Brazilian farmers have been reluctant sellers at these price levels. However, that can never hold forever and they own the export market at least for the near future. The Americans still produce approximately a third of world soybean supplies, so this growing season is still extremely important for price.
The May 2017 July 2017 soybean futures spread is considered bearish at -.0975 cents. The May soybean contract is currently priced in the lower 20% of the five-year price distribution range. Seasonally, the old crop market tends to trend up through late June.
The wheat market continues almost like its Groundhog Day.
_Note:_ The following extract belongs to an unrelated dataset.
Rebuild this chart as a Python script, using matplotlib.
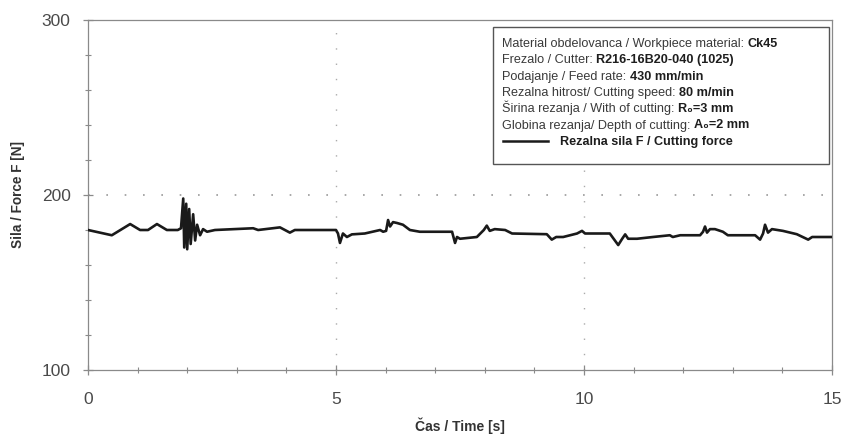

For instance Chicago soft red wheat contracts reached again to their contract lows recently, which doesn’t lend confidence to wheat farmers especially when US wheat acres are at an almost century low.
The July 2017 September 2017 Chicago wheat futures spread is -.1450 cents, which is considered bearish. Seasonally, the Chicago market tends to trend down through mid-May. The Canadian dollar trading in the $.74 and $.75 range continues to give Ontario producers a slim glimmer of hope.
The Bottom Line (cont.)
It cannot be emphasized enough how important foreign exchange has been to Ontario farmers. With the loonie currently fluttering around the 74-cent level it puts a floor under grain prices, at least in Canadian values. Call it a mirage, call it price optics or call it what it is, sub $3 cash corn values are not a reality here like they are in much of the United States. The Canadian dollar is a large part of that, and it has an even more pronounced effect on Ontario soybeans and wheat.
As we move ahead into the spring planting season we need to keep in mind the acres published in the March 31st report. Will 90 million acres of corn and 89.5 million acres of soybeans come to fruition in the United States? Will there be major variances on that theme looking forward to the June 30th actual planting report? If there is some type of weather variance between now and then, how will the noncommercial demand component within the market react? Any market rally coming off these different possibilities will represent a good marketing opportunity.
There will be issues for this market going ahead. History tells us that. However, supply seems to be ruling the day with regard to prices. Having said that, there are a series of geopolitical concerns that still may add to price volatility. That may come from Asia, between China and North Korea and United States. Of course, there is every possibility in between.
The challenge for Ontario producers is to balance these marketing factors on a daily basis. Standing orders for grain are especially effective at a busy planting time. The road is littered with those analysts who thought they knew where price is going. The bottom line is good risk management never grows old. There will be many marketing opportunities ahead.